CONVERSACIONES DE TREN QUE ROMPEN EL SILENCIO DE LA MONOTONÍA


En el vaivén melancólico del vagón de un tren siempre existe una extraña calma, como si automáticamente todo el que se sube en él y se sienta en cualquier sitio que haya sido desestimado por algún pasajero anterior aceptara dejarse llevar por su mente, como si todas las dudas y remordimientos, todas las esperanzas de futuro y sus problemas no resueltos afloraran en su cabeza justo en el momento en el que se sienta para dejarse llevar a su destino. Los vagones de un tren están llenos de vacío y de silencio, de miradas perdidas, de cansancio, de resignación y de ilusiones nacientes. Algunos aún sacan fuerzas para oponerse a esa ley natural y comparten sus reflexiones con el pasajero de al lado o con el de enfrente, o con quienes le acompañan en su viaje previamente. Las conversaciones de tren tratan de llenar los espacios vacíos que deja el silencio y saben superar el protagonismo que asumen cuando aquellos que son ajenos a ellas desentaponan sus oídos en busca de algo que rompa con la desidia presente. Otros buscan entretenimiento en su ordenador portátil, en la música de su mp3 o en esos diarios de tirada gratuita que piden a gritos un lector, abandonados en cualquier rincón del vagón. También hay algunos que, buscando callar los ruidos de su cabeza, deciden entregarse al sueño.

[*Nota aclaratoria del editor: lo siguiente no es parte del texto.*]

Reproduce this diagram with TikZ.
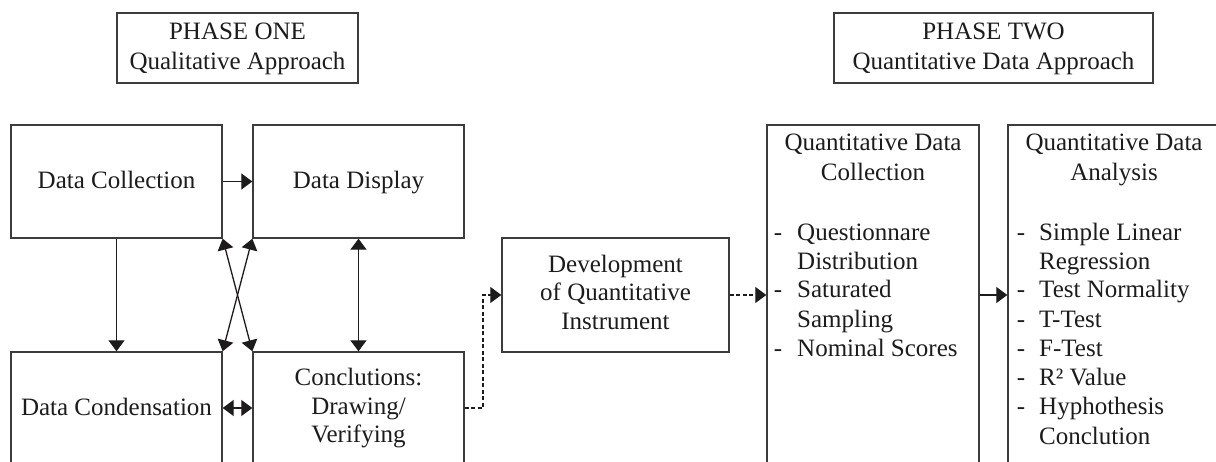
\documentclass[tikz,border=0pt]{standalone}
\usepackage{fontspec}
\setmainfont{Liberation Serif}
\usetikzlibrary{arrows.meta}
\definecolor{ink}{HTML}{1E1B1C}
\definecolor{edge}{HTML}{3C3C3C}
\begin{document}
\begin{tikzpicture}[x=1pt,y=-1pt, font=\fontsize{25}{29}\selectfont, text=ink,
  box/.style={draw=edge, line width=1.4pt, inner sep=0pt},
  txt/.style={anchor=base, inner sep=0pt},
  itm/.style={anchor=base west, inner sep=0pt},
  tip/.style={},
  arr/.style={draw=ink, line width=1.3pt, -{Triangle[length=11pt,width=16pt]}},
  darr/.style={draw=ink, line width=1.3pt, {Triangle[length=11pt,width=16pt]}-{Triangle[length=11pt,width=16pt]}},
  dsh/.style={draw=ink, line width=1.2pt, dash pattern=on 4pt off 2.5pt, -{Triangle[length=11pt,width=16pt]}}]
\useasboundingbox (0,0) rectangle (1216,462);
\clip (0,0) rectangle (1216,462);
% phase boxes
\node[box, minimum width=241pt, minimum height=70pt] (p1) at (237.5,48) {};
\node[txt] (p1a) at (237.5,40) {PHASE ONE};
\node[txt] (p1b) at (237.5,70) {Qualitative Approach};
\node[box, minimum width=319pt, minimum height=70pt] (p2) at (993.5,48) {};
\node[txt] (p2a) at (993.5,40) {PHASE TWO};
\node[txt] (p2b) at (993.5,70) {Quantitative Data Approach};
% phase one boxes
\node[box, minimum width=211pt, minimum height=113pt] (dc) at (116.5,181.5) {};
\node[txt] (dct) at (116.5,189) {Data Collection};
\node[box, minimum width=211pt, minimum height=113pt] (dd) at (358.5,181.5) {};
\node[txt] (ddt) at (358.5,189) {Data Display};
\node[box, minimum width=211pt, minimum height=130pt] (cond) at (116.5,417) {};
\node[txt] (condt) at (116.5,415) {Data Condensation};
\node[box, minimum width=211pt, minimum height=130pt] (concl) at (358.5,417) {};
\node[txt] (cc1) at (358.5,385) {Conclutions:};
\node[txt] (cc2) at (358.5,414) {Drawing/};
\node[txt] (cc3) at (358.5,442) {Verifying};
% development
\node[box, minimum width=227pt, minimum height=114pt] (dev) at (615.5,295) {};
\node[txt] (dv1) at (615.5,273) {Development};
\node[txt] (dv2) at (615.5,301) {of Quantitative};
\node[txt] (dv3) at (615.5,330) {Instrument};
% quantitative collection
\node[box, minimum width=212pt, minimum height=357pt] (qc) at (873,303.5) {};
\node[txt] (qct1) at (873,151) {Quantitative Data};
\node[txt] (qct2) at (873,181) {Collection};
\foreach \y [count=\i] in {241,298,356} \node[txt] (qcd\i) at (778,\y) {-};
\foreach \t/\y [count=\i] in {Questionnare/241, Distribution/270, Saturated/298, Sampling/328, Nominal Scores/356}
  \node[itm] (qci\i) at (797,\y) {\t};
% quantitative analysis
\node[box, minimum width=222pt, minimum height=357pt] (qa) at (1119,303.5) {};
\node[txt] (qat1) at (1114,151) {Quantitative Data};
\node[txt] (qat2) at (1114,181) {Analysis};
\foreach \y [count=\i] in {241,298,328,356,385,414} \node[txt] (qad\i) at (1021,\y) {-};
\foreach \t/\y [count=\i] in {Simple Linear/241, Regression/270, Test Normality/298, T-Test/328, F-Test/356, R² Value/385, Hyphothesis/414, Conclution/444}
  \node[itm] (qai\i) at (1039,\y) {\t};
% connectors
\coordinate (hl) at (0,408);
\coordinate (bend) at (483,295);
\draw[arr] (dc.east) -- (dd.west);
\draw[arr] (dc.south) -- (cond.north);
\draw[darr] (dc.south east) -- (concl.north west);
\draw[darr] (dd.south west) -- (cond.north east);
\draw[darr] (dd.south) -- (concl.north);
\draw[darr] (cond.east |- hl) -- (concl.west |- hl);
\draw[dsh] (concl.east |- hl) -| (bend) -- (dev.west);
\draw[dsh] (dev.east) -- (dev.east -| qc.west);
\draw[arr] (qc.east |- dev.east) -- (qa.west |- dev.east);
\end{tikzpicture}
\end{document}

Pero como siempre sucede, la calma se ve rota por algo que no encaja en una determinada calma. A veces es alguien cantando o tocando cualquier instrumento. Otras, los vigilantes poniendo orden o cualquier persona que no tiene suficiente con escuchar la música de su móvil y necesita que todo el vagón también sea partícipe de ello. Pero esta vez es otro hecho el que rompe con la monotonía del vagón. En la parada de Sant Quirze del tren con trayecto Plaça Catalunya – Sabadell Rambla se sube. En su rostro se percibe algo que lo hace diferente a los demás. No está allí porque tenga que llegar a algún sitio y eso le hace transmitir un nerviosismo extraño. Se queda de pie, apoyado justo al lado de la puerta. Mira a todo el mundo con la mirada de quien pide clemencia. Se empieza a mover por el pasillo, de un lado a otro y vuelve a su posición inicial. De repente se sitúa en el centro y empieza a hablar en voz alta. Expone su situación. Es pobre. Tiene dos hijos y no encuentra ninguna forma de ganar dinero para alimentarlos. Pide excusas y admite que se siente avergonzado por tener que caer en algo tan ridículo como pedir caridad. Pero es su último recurso. La gente lo mira con indiferencia forzada, con piedad, con lástima. Otra gente no lo mira para intentar no sentir lástima ni tener remordimientos al no darle dinero. Él empieza a andar por el vagón parándose en cada persona que parece dispuesta a atenuar su necesidad económica. Agradecido, entrega un paquete de pañuelos a todo aquel que se apiada a él. Si discurso ha resultado convincente, pues gran parte de los pasajeros le ayuda. Una vez finalizada la recogida de dinero, se despide y se baja en la siguiente estación. El silencio vuelve a ser el protagonista del trayecto.